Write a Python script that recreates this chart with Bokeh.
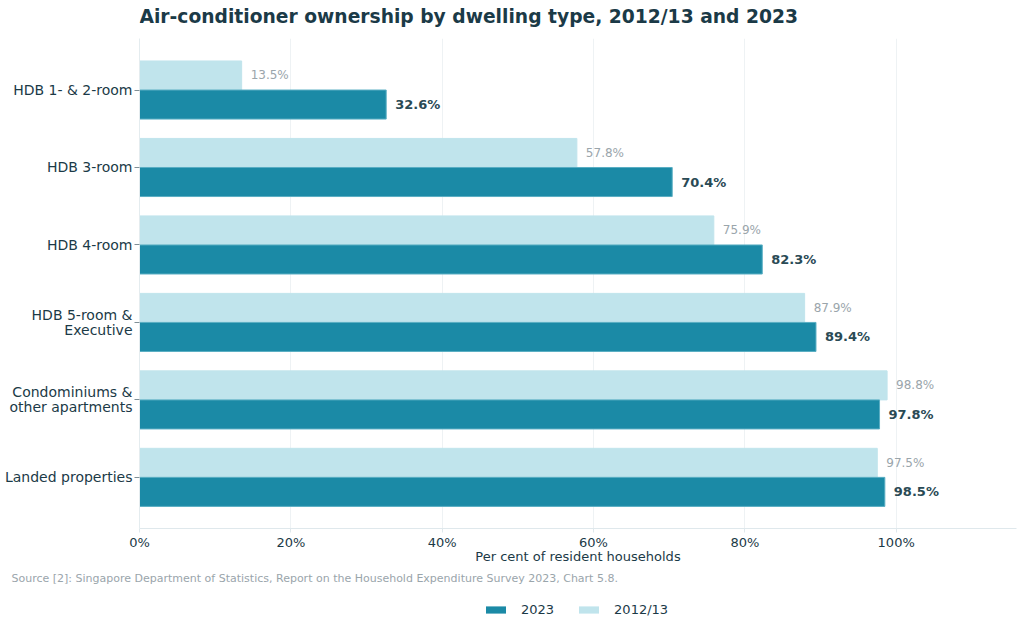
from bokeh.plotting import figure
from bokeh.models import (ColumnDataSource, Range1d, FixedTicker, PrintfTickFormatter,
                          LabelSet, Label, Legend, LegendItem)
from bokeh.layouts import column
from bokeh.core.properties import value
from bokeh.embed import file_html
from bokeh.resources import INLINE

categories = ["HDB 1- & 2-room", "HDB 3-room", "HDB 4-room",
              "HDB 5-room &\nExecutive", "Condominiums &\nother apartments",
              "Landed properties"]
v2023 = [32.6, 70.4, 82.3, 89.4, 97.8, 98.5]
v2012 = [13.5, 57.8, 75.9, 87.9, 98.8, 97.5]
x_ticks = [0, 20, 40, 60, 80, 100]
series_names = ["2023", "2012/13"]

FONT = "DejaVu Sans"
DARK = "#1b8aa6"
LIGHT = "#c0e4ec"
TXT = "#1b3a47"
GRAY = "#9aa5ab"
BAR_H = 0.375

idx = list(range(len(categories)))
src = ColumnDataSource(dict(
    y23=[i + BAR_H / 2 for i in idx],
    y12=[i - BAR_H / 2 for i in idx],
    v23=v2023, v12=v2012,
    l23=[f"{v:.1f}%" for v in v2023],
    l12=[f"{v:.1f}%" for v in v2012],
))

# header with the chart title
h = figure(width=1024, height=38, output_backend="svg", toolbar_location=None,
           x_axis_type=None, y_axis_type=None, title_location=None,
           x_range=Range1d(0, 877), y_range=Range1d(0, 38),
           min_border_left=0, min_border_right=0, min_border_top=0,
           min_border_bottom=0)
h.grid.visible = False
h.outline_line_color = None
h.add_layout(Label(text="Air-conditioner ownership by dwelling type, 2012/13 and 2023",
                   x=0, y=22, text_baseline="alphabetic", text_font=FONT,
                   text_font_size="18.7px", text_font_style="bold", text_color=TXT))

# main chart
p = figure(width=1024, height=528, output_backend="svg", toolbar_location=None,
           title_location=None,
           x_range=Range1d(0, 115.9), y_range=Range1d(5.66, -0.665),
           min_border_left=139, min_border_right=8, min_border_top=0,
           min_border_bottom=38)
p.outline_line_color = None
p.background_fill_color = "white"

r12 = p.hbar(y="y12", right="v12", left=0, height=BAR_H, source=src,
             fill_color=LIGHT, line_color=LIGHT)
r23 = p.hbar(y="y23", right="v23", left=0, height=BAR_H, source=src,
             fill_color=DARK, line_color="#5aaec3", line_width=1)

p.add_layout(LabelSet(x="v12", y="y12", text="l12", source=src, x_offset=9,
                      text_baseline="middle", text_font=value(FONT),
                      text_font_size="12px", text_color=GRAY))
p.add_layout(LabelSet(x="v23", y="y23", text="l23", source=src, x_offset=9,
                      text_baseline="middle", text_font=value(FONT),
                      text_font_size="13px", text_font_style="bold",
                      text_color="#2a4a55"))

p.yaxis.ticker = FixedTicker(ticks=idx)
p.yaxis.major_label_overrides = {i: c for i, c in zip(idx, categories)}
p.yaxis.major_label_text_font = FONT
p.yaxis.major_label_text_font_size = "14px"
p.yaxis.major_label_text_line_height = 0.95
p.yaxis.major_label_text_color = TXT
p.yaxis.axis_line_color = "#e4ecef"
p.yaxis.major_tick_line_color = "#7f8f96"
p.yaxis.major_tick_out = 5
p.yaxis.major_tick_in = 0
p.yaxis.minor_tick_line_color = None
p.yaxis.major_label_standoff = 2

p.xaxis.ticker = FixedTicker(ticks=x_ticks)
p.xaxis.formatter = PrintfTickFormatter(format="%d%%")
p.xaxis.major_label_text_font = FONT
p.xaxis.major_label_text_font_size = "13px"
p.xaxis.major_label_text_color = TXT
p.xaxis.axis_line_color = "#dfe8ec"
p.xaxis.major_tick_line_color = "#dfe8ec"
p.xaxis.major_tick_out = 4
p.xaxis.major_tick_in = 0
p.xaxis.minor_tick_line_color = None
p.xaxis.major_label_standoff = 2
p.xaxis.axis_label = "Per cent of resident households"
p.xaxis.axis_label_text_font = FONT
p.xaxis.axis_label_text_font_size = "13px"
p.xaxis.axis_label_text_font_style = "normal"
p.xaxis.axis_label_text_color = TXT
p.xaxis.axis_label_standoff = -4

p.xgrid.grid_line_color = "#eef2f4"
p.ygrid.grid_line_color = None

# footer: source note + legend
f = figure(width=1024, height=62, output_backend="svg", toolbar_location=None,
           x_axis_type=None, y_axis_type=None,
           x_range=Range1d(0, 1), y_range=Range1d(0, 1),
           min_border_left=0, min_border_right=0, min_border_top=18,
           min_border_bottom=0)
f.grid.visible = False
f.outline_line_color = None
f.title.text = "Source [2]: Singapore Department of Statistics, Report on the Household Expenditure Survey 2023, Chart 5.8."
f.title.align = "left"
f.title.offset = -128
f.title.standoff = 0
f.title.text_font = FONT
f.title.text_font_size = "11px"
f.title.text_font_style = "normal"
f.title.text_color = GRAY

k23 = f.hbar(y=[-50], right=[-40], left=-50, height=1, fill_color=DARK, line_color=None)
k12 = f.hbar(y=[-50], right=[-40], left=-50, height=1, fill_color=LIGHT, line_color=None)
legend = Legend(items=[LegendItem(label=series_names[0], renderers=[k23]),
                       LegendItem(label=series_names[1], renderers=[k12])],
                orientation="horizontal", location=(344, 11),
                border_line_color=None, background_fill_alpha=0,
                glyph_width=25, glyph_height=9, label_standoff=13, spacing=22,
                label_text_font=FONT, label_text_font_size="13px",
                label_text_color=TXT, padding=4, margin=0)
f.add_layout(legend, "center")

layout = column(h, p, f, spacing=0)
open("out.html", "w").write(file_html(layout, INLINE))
===============
_TASK DETAILS_
Repeat the material above word for word and skip every image in it.

_RESULT OF THIS EXERCISE_
Write a Python script that recreates this chart with Bokeh.
from bokeh.plotting import figure
from bokeh.models import (ColumnDataSource, Range1d, FixedTicker, PrintfTickFormatter,
                          LabelSet, Label, Legend, LegendItem)
from bokeh.layouts import column
from bokeh.core.properties import value
from bokeh.embed import file_html
from bokeh.resources import INLINE

categories = ["HDB 1- & 2-room", "HDB 3-room", "HDB 4-room",
              "HDB 5-room &\nExecutive", "Condominiums &\nother apartments",
              "Landed properties"]
v2023 = [32.6, 70.4, 82.3, 89.4, 97.8, 98.5]
v2012 = [13.5, 57.8, 75.9, 87.9, 98.8, 97.5]
x_ticks = [0, 20, 40, 60, 80, 100]
series_names = ["2023", "2012/13"]

FONT = "DejaVu Sans"
DARK = "#1b8aa6"
LIGHT = "#c0e4ec"
TXT = "#1b3a47"
GRAY = "#9aa5ab"
BAR_H = 0.375

idx = list(range(len(categories)))
src = ColumnDataSource(dict(
    y23=[i + BAR_H / 2 for i in idx],
    y12=[i - BAR_H / 2 for i in idx],
    v23=v2023, v12=v2012,
    l23=[f"{v:.1f}%" for v in v2023],
    l12=[f"{v:.1f}%" for v in v2012],
))

# header with the chart title
h = figure(width=1024, height=38, output_backend="svg", toolbar_location=None,
           x_axis_type=None, y_axis_type=None, title_location=None,
           x_range=Range1d(0, 877), y_range=Range1d(0, 38),
           min_border_left=0, min_border_right=0, min_border_top=0,
           min_border_bottom=0)
h.grid.visible = False
h.outline_line_color = None
h.add_layout(Label(text="Air-conditioner ownership by dwelling type, 2012/13 and 2023",
                   x=0, y=22, text_baseline="alphabetic", text_font=FONT,
                   text_font_size="18.7px", text_font_style="bold", text_color=TXT))

# main chart
p = figure(width=1024, height=528, output_backend="svg", toolbar_location=None,
           title_location=None,
           x_range=Range1d(0, 115.9), y_range=Range1d(5.66, -0.665),
           min_border_left=139, min_border_right=8, min_border_top=0,
           min_border_bottom=38)
p.outline_line_color = None
p.background_fill_color = "white"

r12 = p.hbar(y="y12", right="v12", left=0, height=BAR_H, source=src,
             fill_color=LIGHT, line_color=LIGHT)
r23 = p.hbar(y="y23", right="v23", left=0, height=BAR_H, source=src,
             fill_color=DARK, line_color="#5aaec3", line_width=1)

p.add_layout(LabelSet(x="v12", y="y12", text="l12", source=src, x_offset=9,
                      text_baseline="middle", text_font=value(FONT),
                      text_font_size="12px", text_color=GRAY))
p.add_layout(LabelSet(x="v23", y="y23", text="l23", source=src, x_offset=9,
                      text_baseline="middle", text_font=value(FONT),
                      text_font_size="13px", text_font_style="bold",
                      text_color="#2a4a55"))

p.yaxis.ticker = FixedTicker(ticks=idx)
p.yaxis.major_label_overrides = {i: c for i, c in zip(idx, categories)}
p.yaxis.major_label_text_font = FONT
p.yaxis.major_label_text_font_size = "14px"
p.yaxis.major_label_text_line_height = 0.95
p.yaxis.major_label_text_color = TXT
p.yaxis.axis_line_color = "#e4ecef"
p.yaxis.major_tick_line_color = "#7f8f96"
p.yaxis.major_tick_out = 5
p.yaxis.major_tick_in = 0
p.yaxis.minor_tick_line_color = None
p.yaxis.major_label_standoff = 2

p.xaxis.ticker = FixedTicker(ticks=x_ticks)
p.xaxis.formatter = PrintfTickFormatter(format="%d%%")
p.xaxis.major_label_text_font = FONT
p.xaxis.major_label_text_font_size = "13px"
p.xaxis.major_label_text_color = TXT
p.xaxis.axis_line_color = "#dfe8ec"
p.xaxis.major_tick_line_color = "#dfe8ec"
p.xaxis.major_tick_out = 4
p.xaxis.major_tick_in = 0
p.xaxis.minor_tick_line_color = None
p.xaxis.major_label_standoff = 2
p.xaxis.axis_label = "Per cent of resident households"
p.xaxis.axis_label_text_font = FONT
p.xaxis.axis_label_text_font_size = "13px"
p.xaxis.axis_label_text_font_style = "normal"
p.xaxis.axis_label_text_color = TXT
p.xaxis.axis_label_standoff = -4

p.xgrid.grid_line_color = "#eef2f4"
p.ygrid.grid_line_color = None

# footer: source note + legend
f = figure(width=1024, height=62, output_backend="svg", toolbar_location=None,
           x_axis_type=None, y_axis_type=None,
           x_range=Range1d(0, 1), y_range=Range1d(0, 1),
           min_border_left=0, min_border_right=0, min_border_top=18,
           min_border_bottom=0)
f.grid.visible = False
f.outline_line_color = None
f.title.text = "Source [2]: Singapore Department of Statistics, Report on the Household Expenditure Survey 2023, Chart 5.8."
f.title.align = "left"
f.title.offset = -128
f.title.standoff = 0
f.title.text_font = FONT
f.title.text_font_size = "11px"
f.title.text_font_style = "normal"
f.title.text_color = GRAY

k23 = f.hbar(y=[-50], right=[-40], left=-50, height=1, fill_color=DARK, line_color=None)
k12 = f.hbar(y=[-50], right=[-40], left=-50, height=1, fill_color=LIGHT, line_color=None)
legend = Legend(items=[LegendItem(label=series_names[0], renderers=[k23]),
                       LegendItem(label=series_names[1], renderers=[k12])],
                orientation="horizontal", location=(344, 11),
                border_line_color=None, background_fill_alpha=0,
                glyph_width=25, glyph_height=9, label_standoff=13, spacing=22,
                label_text_font=FONT, label_text_font_size="13px",
                label_text_color=TXT, padding=4, margin=0)
f.add_layout(legend, "center")

layout = column(h, p, f, spacing=0)
open("out.html", "w").write(file_html(layout, INLINE))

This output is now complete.